The NDP clearly opposed the CNOOC-Nexen deal on the basis of environmental and national security concerns, clearly tied to the fact that CNOOC is Chinese state-owned. It was a rational decision based on information that also included more conservative sources such as CSIS and members of the business community. At the same time, they have been clear that foreign investment, based on a clear demonstration of net benefit to Canada, would be welcome. I agree that the Liberals have been perhaps more cagey, opposed but not opposed. They have the disadvantage of being in a leadership race and can't box the new leader in or be overly critical without knowing the direction of the party under new leadership.

 

Richard Mahoney:

It's tough to be in government, isn't it?
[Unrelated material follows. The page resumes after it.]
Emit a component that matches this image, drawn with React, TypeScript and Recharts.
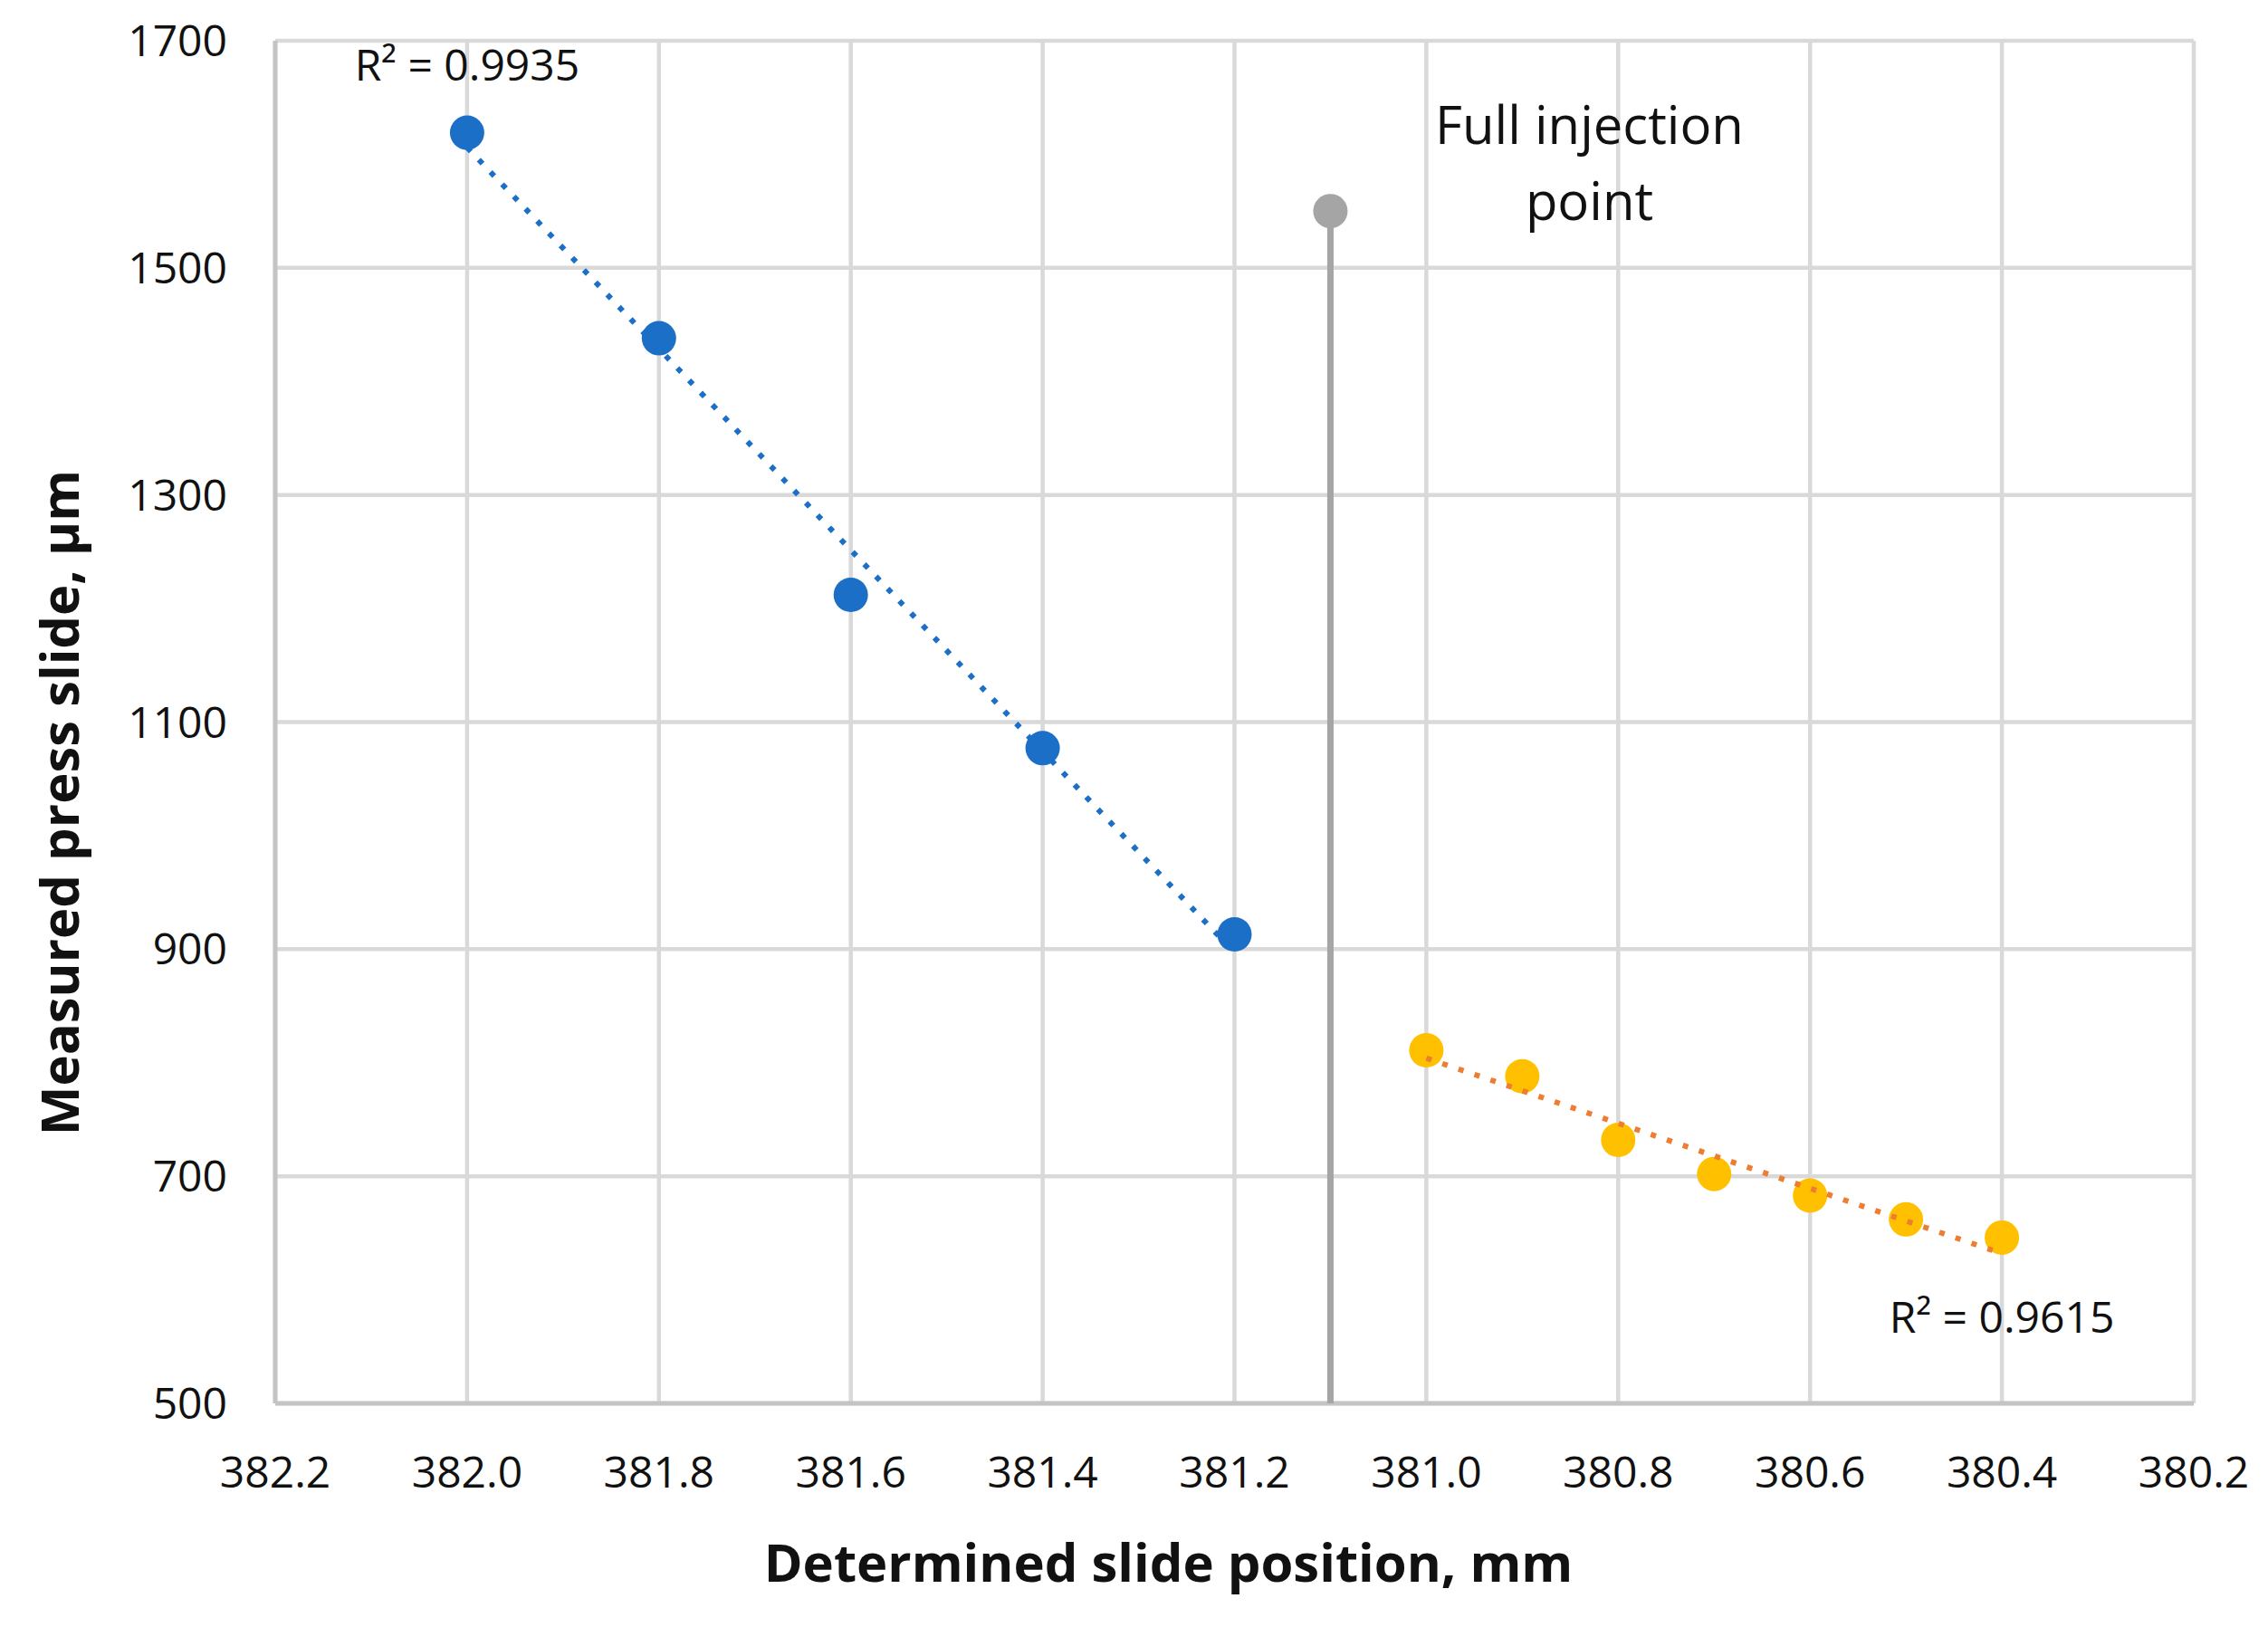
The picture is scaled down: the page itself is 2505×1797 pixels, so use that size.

People will criticize you for things like juvenile attempts to control media coverage by releasing important decisions concerning the Canadian economy on Friday afternoons at five o'clock, or worse. They will criticize you for not having thought through your approach to China and making it up as you go along. For attacking China and those that argued for its importance for trade, and then embracing that view when you finally wake up to its economic importance. Yep, it's tough.

 

Rick Anderson:

Well, OK, but the point still is the decisions made involve some $20 billion of investment in the Canadian economy. And I am not hearing many people say these decisions should have been different. That's a pretty good day in government, especially on such a complex matter.

 

Anne McGrath:

It sure didn't look like a good day to be in government. Major news announcement at the end of the day on Friday. Typically referred to as "taking out the trash" in politics 101. Certainly didn't have the hallmarks of a good news story and the narrative was labyrinthine. "Yes, we'll do it but we don't like it and it won't happen again." It certainly seemed like he was speaking at least as much to his own base, which is very nervous and some of who are even downright opposed to a takeover by the Chinese government in a strategic resource sector.

 

Richard Mahoney:

Look, this is an important decision. It clarifies things a bit for the next takeover targets in the oil sands: an Encana, a Talisman. But what it provides no clarity on is other key sectors of the economy. How will the government approach a state-owned takeover of a key asset to the Ontario economy? And as far as where the Liberals sit on this transaction, it was Liberal leadership candidate Justin Trudeau who went out ahead of everyone else and put out a thoughtful analysis of why CNOOC-Nexen deal should be allowed under these circumstances. My criticism is of what the government has failed to do, rather than this individual decision itself.

 

Richard Anderson:

Good question, Richard, re a key asset of the Ontario economy. Imagine, for instance, hydro. That would deserve a very hard look - do you think we can write up such a decision, theoretically, in advance of any actual proposed transaction? Potential investors know now that that would be examined closely, as it should be, and quite possibly not approved. That seems right.